- Data extract:
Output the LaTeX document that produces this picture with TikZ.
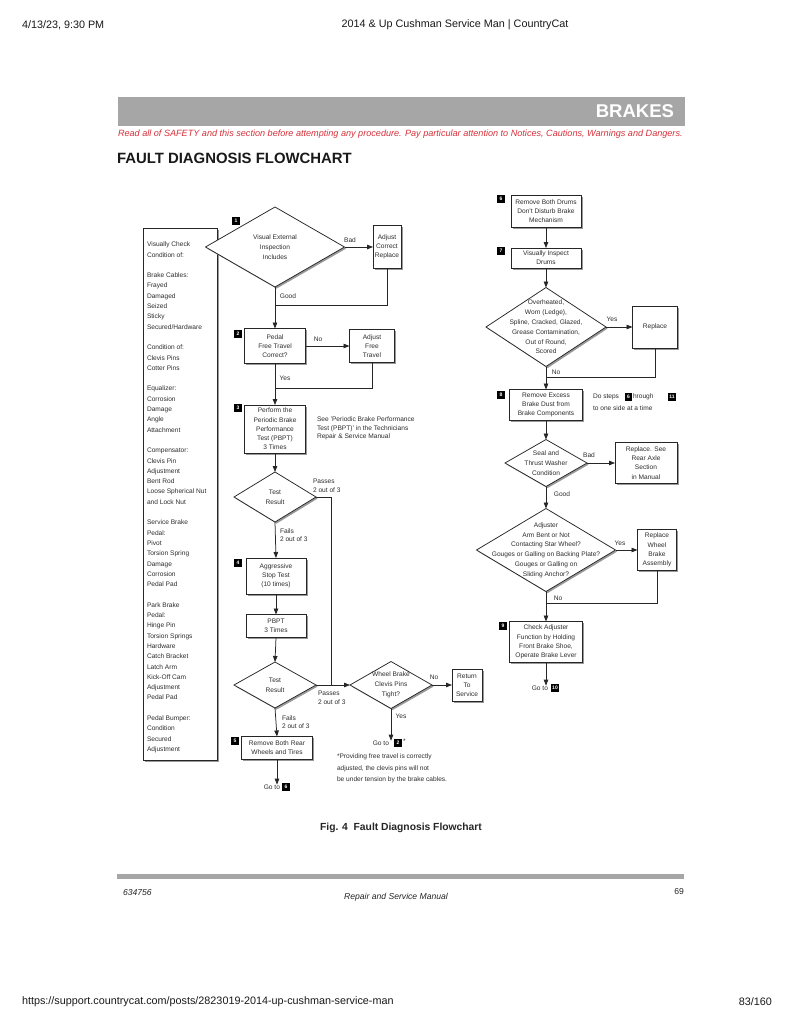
\documentclass[tikz,border=0pt]{standalone}
\usepackage{fontspec}
\setmainfont{Liberation Sans}
\usetikzlibrary{shapes.geometric,arrows.meta,shadows}
\definecolor{warn}{RGB}{214,48,58}
\definecolor{ink}{RGB}{45,45,45}
\definecolor{bar}{RGB}{166,166,166}
\begin{document}
\begin{tikzpicture}[x=1pt,y=-1pt,
 every node/.style={inner sep=0pt, outer sep=0pt},
 fc/.style={font=\fontsize{6.6}{9.2}\selectfont, text=ink, align=center},
 dt/.style={font=\fontsize{6.6}{9.8}\selectfont, text=ink, align=center},
 shd/.style={drop shadow={shadow xshift=1.6pt,shadow yshift=-1.6pt,fill=black!40,opacity=1}},
 bx/.style={draw=black!85, line width=0.75pt, fill=white, shd, rectangle},
 dia/.style={draw=black!85, line width=0.75pt, fill=white, shd, diamond},
 badge/.style={fill=black, text=white, font=\fontsize{5}{5}\selectfont\bfseries, minimum size=7.8pt},
 arr/.style={draw=black!85, line width=0.75pt, -{Triangle[length=6pt,width=4.5pt]}},
 ln/.style={draw=black!85, line width=0.75pt},
 lbl/.style={font=\fontsize{6.6}{8.6}\selectfont, text=ink, align=left},
 hdr/.style={font=\fontsize{10.8}{12}\selectfont, text=black!90},
 ft/.style={font=\fontsize{8.6}{10}\selectfont\itshape, text=black!85}
]
\fill[white] (0,0) rectangle (794,1028);
\useasboundingbox (0,0) rectangle (794,1028);

% page header / footer of the browser print
\node[hdr, anchor=west] (date) at (22,25) {4/13/23, 9:30 PM};
\node[hdr] (ptitle) at (455,25) {2014 \& Up Cushman Service Man | CountryCat};
\node[hdr, anchor=west] (url) at (22,1002) {https://support.countrycat.com/posts/2823019-2014-up-cushman-service-man};
\node[hdr, anchor=east] (pg) at (772,1002) {83/160};

% banner
\node[fill=bar, minimum width=567pt, minimum height=29pt, anchor=north west] (banner) at (118,97) {};
\node[anchor=east, text=white, font=\fontsize{18.5}{20}\selectfont\bfseries] (brakes) at (674,111) {BRAKES};
\node[anchor=west, text=warn, font=\fontsize{9.1}{10}\selectfont\itshape] (warnline) at (118,134) {Read all of SAFETY and this section before attempting any procedure. Pay particular attention to Notices, Cautions, Warnings and Dangers.};
\node[anchor=west, font=\fontsize{14.9}{16}\selectfont\bfseries, text=black!90] (title) at (117,158) {FAULT DIAGNOSIS FLOWCHART};

% left list
\node[bx, minimum width=74pt, minimum height=532pt] (list) at (180,494) {};
\node[anchor=north west, align=left, font=\fontsize{6.6}{10.3}\selectfont, text=ink] (listtxt) at (147,242) {Visually Check\\Condition of:\\[10.3pt]Brake Cables:\\Frayed\\Damaged\\Seized\\Sticky\\Secured/Hardware\\[10.3pt]Condition of:\\Clevis Pins\\Cotter Pins\\[10.3pt]Equalizer:\\Corrosion\\Damage\\Angle\\Attachment\\[10.3pt]Compensator:\\Clevis Pin\\Adjustment\\Bent Rod\\Loose Spherical Nut\\and Lock Nut\\[10.3pt]Service Brake\\Pedal:\\Pivot\\Torsion Spring\\Damage\\Corrosion\\Pedal Pad\\[10.3pt]Park Brake\\Pedal:\\Hinge Pin\\Torsion Springs\\Hardware\\Catch Bracket\\Latch Arm\\Kick-Off Cam\\Adjustment\\Pedal Pad\\[10.3pt]Pedal Bumper:\\Condition\\Secured\\Adjustment};

% step 1
\node[dia, minimum width=139pt, minimum height=80pt] (d1) at (275,247) {};
\node[dt] (d1t) at (d1.center) {Visual External\\Inspection\\Includes};
\node[badge] (n1) at (236,221) {1};
\node[bx, fc, minimum width=28pt, minimum height=43pt] (a1) at (387,247) {Adjust\\Correct\\Replace};
\draw[arr] (d1.east) -- (a1.west);
\node[lbl] (bad1) at (350,240) {Bad};
\coordinate (j1) at (275,305);
\draw[ln] (a1.south) |- (j1);
\node[lbl] (good1) at (288,296) {Good};

% step 2
\node[bx, fc, minimum width=61pt, minimum height=35pt] (b2) at (275,346) {Pedal\\Free Travel\\Correct?};
\node[badge] (n2) at (238,334) {2};
\draw[arr] (d1.south) -- (b2.north);
\node[bx, fc, minimum width=45pt, minimum height=33pt] (a2) at (372,346) {Adjust\\Free\\Travel};
\draw[arr] (b2.east) -- (a2.west);
\node[lbl] (no2) at (318,339) {No};
\coordinate (j2) at (275,388);
\draw[ln] (a2.south) |- (j2);
\node[lbl] (yes2) at (285,378) {Yes};

% step 3
\node[bx, fc, minimum width=61pt, minimum height=48pt] (b3) at (275,429) {Perform the\\Periodic Brake\\Performance\\Test (PBPT)\\3 Times};
\node[badge] (n3) at (238,408) {3};
\draw[arr] (b2.south) -- (b3.north);
\node[lbl, anchor=north west] (note3) at (317,417) {See 'Periodic Brake Performance\\Test (PBPT)' in the Technicians\\Repair \& Service Manual};

% test result 1
\node[dia, minimum width=82pt, minimum height=50pt] (d2) at (275,497) {};
\node[dt] (d2t) at (d2.center) {Test\\Result};
\draw[arr] (b3.south) -- (d2.north);
\coordinate (j3) at (331,685);
\draw[ln] (d2.east) -| (j3);
\node[lbl, anchor=west] (pass1) at (313,486) {Passes\\2 out of 3};
\node[lbl, anchor=west] (fail1) at (280,535) {Fails\\2 out of 3};

% step 4
\node[bx, fc, minimum width=60pt, minimum height=36pt] (b4) at (276,576) {Aggressive\\Stop Test\\(10 times)};
\node[badge] (n4) at (238,563) {4};
\draw[arr] (d2.south) -- (b4.north);
\node[bx, fc, minimum width=60pt, minimum height=23pt] (p5) at (276,626) {PBPT\\3 Times};
\draw[arr] (b4.south) -- (p5.north);

% test result 2
\node[dia, minimum width=82pt, minimum height=46pt] (d3) at (275,685) {};
\node[dt] (d3t) at (d3.center) {Test\\Result};
\draw[arr] (p5.south) -- (d3.north);
\node[lbl, anchor=west] (pass2) at (318,698) {Passes\\2 out of 3};
\node[lbl, anchor=west] (fail2) at (282,722) {Fails\\2 out of 3};

% step 5
\node[bx, fc, minimum width=71pt, minimum height=23pt] (b5) at (277,748) {Remove Both Rear\\Wheels and Tires};
\node[badge] (n5) at (235,741) {5};
\draw[arr] (d3.south) -- (b5.north);
\node[lbl, anchor=east] (go6) at (280,787) {Go to};
\node[badge] (g6) at (286,787) {6};
\draw[arr] (b5.south) -- (b5.south |- go6.north);

% wheel brake clevis
\node[dia, minimum width=82pt, minimum height=47pt] (d4) at (391,685) {};
\node[dt] (d4t) at (d4.center) {Wheel Brake\\Clevis Pins\\Tight?};
\draw[arr] (d3.east) -- (d4.west);
\node[bx, fc, minimum width=30pt, minimum height=32pt] (ret) at (467,685) {Return\\To\\Service};
\draw[arr] (d4.east) -- (ret.west);
\node[lbl] (no4) at (434,677) {No};
\node[lbl] (yes4) at (401,716) {Yes};
\node[lbl, anchor=east] (go2) at (389,743) {Go to};
\node[badge] (g2) at (398,743) {2};
\node[lbl, anchor=west] (star) at (403,741) {*};
\draw[arr] (d4.south) -- (d4.south |- go2.north);
\node[lbl, anchor=north west, font=\fontsize{6.6}{11.5}\selectfont] (fnote) at (337,754) {*Providing free travel is correctly\\adjusted, the clevis pins will not\\be under tension by the brake cables.};

% right column
\node[bx, fc, minimum width=70pt, minimum height=32pt] (b6) at (546,211) {Remove Both Drums\\Don't Disturb Brake\\Mechanism};
\node[badge] (n6) at (501,199) {6};
\node[bx, fc, minimum width=70pt, minimum height=20pt] (b7) at (546,258) {Visually Inspect\\Drums};
\node[badge] (n7) at (501,251) {7};
\draw[arr] (b6.south) -- (b7.north);
\node[dia, minimum width=120pt, minimum height=79pt] (d5) at (546,327) {};
\node[dt] (d5t) at (d5.center) {Overheated,\\Worn (Ledge),\\Spline, Cracked, Glazed,\\Grease Contamination,\\Out of Round,\\Scored};
\draw[arr] (b7.south) -- (d5.north);
\node[bx, fc, minimum width=45pt, minimum height=42pt] (rep1) at (655,327) {Replace};
\draw[arr] (d5.east) -- (rep1.west);
\node[lbl] (yes5) at (612,319) {Yes};
\coordinate (j5) at (546,377);
\draw[ln] (rep1.south) |- (j5);
\node[lbl] (no5) at (556,372) {No};

\node[bx, fc, minimum width=73pt, minimum height=31pt] (b8) at (546,405) {Remove Excess\\Brake Dust from\\Brake Components};
\node[badge] (n8) at (501,395) {8};
\draw[arr] (d5.south) -- (b8.north);
\node[lbl, anchor=west] (steps1) at (593,397) {Do steps};
\node[badge] (s6) at (628.5,397) {6};
\node[lbl, anchor=west] (steps2) at (633,397) {hrough};
\node[badge] (s11) at (672,397) {11};
\node[lbl, anchor=west] (steps3) at (593,408) {to one side at a time};

\node[dia, minimum width=82pt, minimum height=47pt] (d6) at (546,463) {};
\node[dt] (d6t) at (d6.center) {Seal and\\Thrust Washer\\Condition};
\draw[arr] (b8.south) -- (d6.north);
\node[bx, fc, minimum width=62pt, minimum height=41pt] (rep2) at (646,463) {Replace. See\\Rear Axle\\Section\\in Manual};
\draw[arr] (d6.east) -- (rep2.west);
\node[lbl] (bad6) at (589,455) {Bad};
\node[lbl] (good6) at (562,494) {Good};

\node[dia, minimum width=139pt, minimum height=83pt] (d7) at (546,550) {};
\node[dt] (d7t) at (d7.center) {Adjuster\\Arm Bent or Not\\Contacting Star Wheel?\\Gouges or Galling on Backing Plate?\\Gouges or Galling on\\Sliding Anchor?};
\draw[arr] (d6.south) -- (d7.north);
\node[bx, fc, minimum width=39pt, minimum height=41pt] (rep3) at (657,550) {Replace\\Wheel\\Brake\\Assembly};
\draw[arr] (d7.east) -- (rep3.west);
\node[lbl] (yes7) at (620,543) {Yes};
\coordinate (j7) at (546,603);
\draw[ln] (rep3.south) |- (j7);
\node[lbl] (no7) at (558,598) {No};

\node[bx, fc, minimum width=73pt, minimum height=41pt] (b9) at (546,642) {Check Adjuster\\Function by Holding\\Front Brake Shoe,\\Operate Brake Lever};
\node[badge] (n9) at (503,626) {9};
\draw[arr] (d7.south) -- (b9.north);
\node[lbl, anchor=east] (go10) at (548,688) {Go to};
\node[badge] (g10) at (555,688) {10};
\draw[arr] (b9.south) -- (b9.south |- go10.north);

% caption and footer
\node[font=\fontsize{10.3}{12}\selectfont\bfseries, text=black!85] (cap) at (401,828) {Fig. 4\ \ Fault Diagnosis Flowchart};
\fill[bar] (117,874) rectangle (684,878.5);
\node[ft, anchor=west] (code) at (123,893) {634756};
\node[ft] (man) at (396,897) {Repair and Service Manual};
\node[anchor=east, font=\fontsize{8.6}{10}\selectfont, text=black!85] (pno) at (684,892) {69};
\end{tikzpicture}
\end{document}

- Task to complete:
Write down every line from the opening of the listing to the line with "anchor=east] (pg) at", both included, and nothing else; the pictures are omitted.

- Complete output:
Output the LaTeX document that produces this picture with TikZ.
\documentclass[tikz,border=0pt]{standalone}
\usepackage{fontspec}
\setmainfont{Liberation Sans}
\usetikzlibrary{shapes.geometric,arrows.meta,shadows}
\definecolor{warn}{RGB}{214,48,58}
\definecolor{ink}{RGB}{45,45,45}
\definecolor{bar}{RGB}{166,166,166}
\begin{document}
\begin{tikzpicture}[x=1pt,y=-1pt,
 every node/.style={inner sep=0pt, outer sep=0pt},
 fc/.style={font=\fontsize{6.6}{9.2}\selectfont, text=ink, align=center},
 dt/.style={font=\fontsize{6.6}{9.8}\selectfont, text=ink, align=center},
 shd/.style={drop shadow={shadow xshift=1.6pt,shadow yshift=-1.6pt,fill=black!40,opacity=1}},
 bx/.style={draw=black!85, line width=0.75pt, fill=white, shd, rectangle},
 dia/.style={draw=black!85, line width=0.75pt, fill=white, shd, diamond},
 badge/.style={fill=black, text=white, font=\fontsize{5}{5}\selectfont\bfseries, minimum size=7.8pt},
 arr/.style={draw=black!85, line width=0.75pt, -{Triangle[length=6pt,width=4.5pt]}},
 ln/.style={draw=black!85, line width=0.75pt},
 lbl/.style={font=\fontsize{6.6}{8.6}\selectfont, text=ink, align=left},
 hdr/.style={font=\fontsize{10.8}{12}\selectfont, text=black!90},
 ft/.style={font=\fontsize{8.6}{10}\selectfont\itshape, text=black!85}
]
\fill[white] (0,0) rectangle (794,1028);
\useasboundingbox (0,0) rectangle (794,1028);

% page header / footer of the browser print
\node[hdr, anchor=west] (date) at (22,25) {4/13/23, 9:30 PM};
\node[hdr] (ptitle) at (455,25) {2014 \& Up Cushman Service Man | CountryCat};
\node[hdr, anchor=west] (url) at (22,1002) {https://support.countrycat.com/posts/2823019-2014-up-cushman-service-man};
\node[hdr, anchor=east] (pg) at (772,1002) {83/160};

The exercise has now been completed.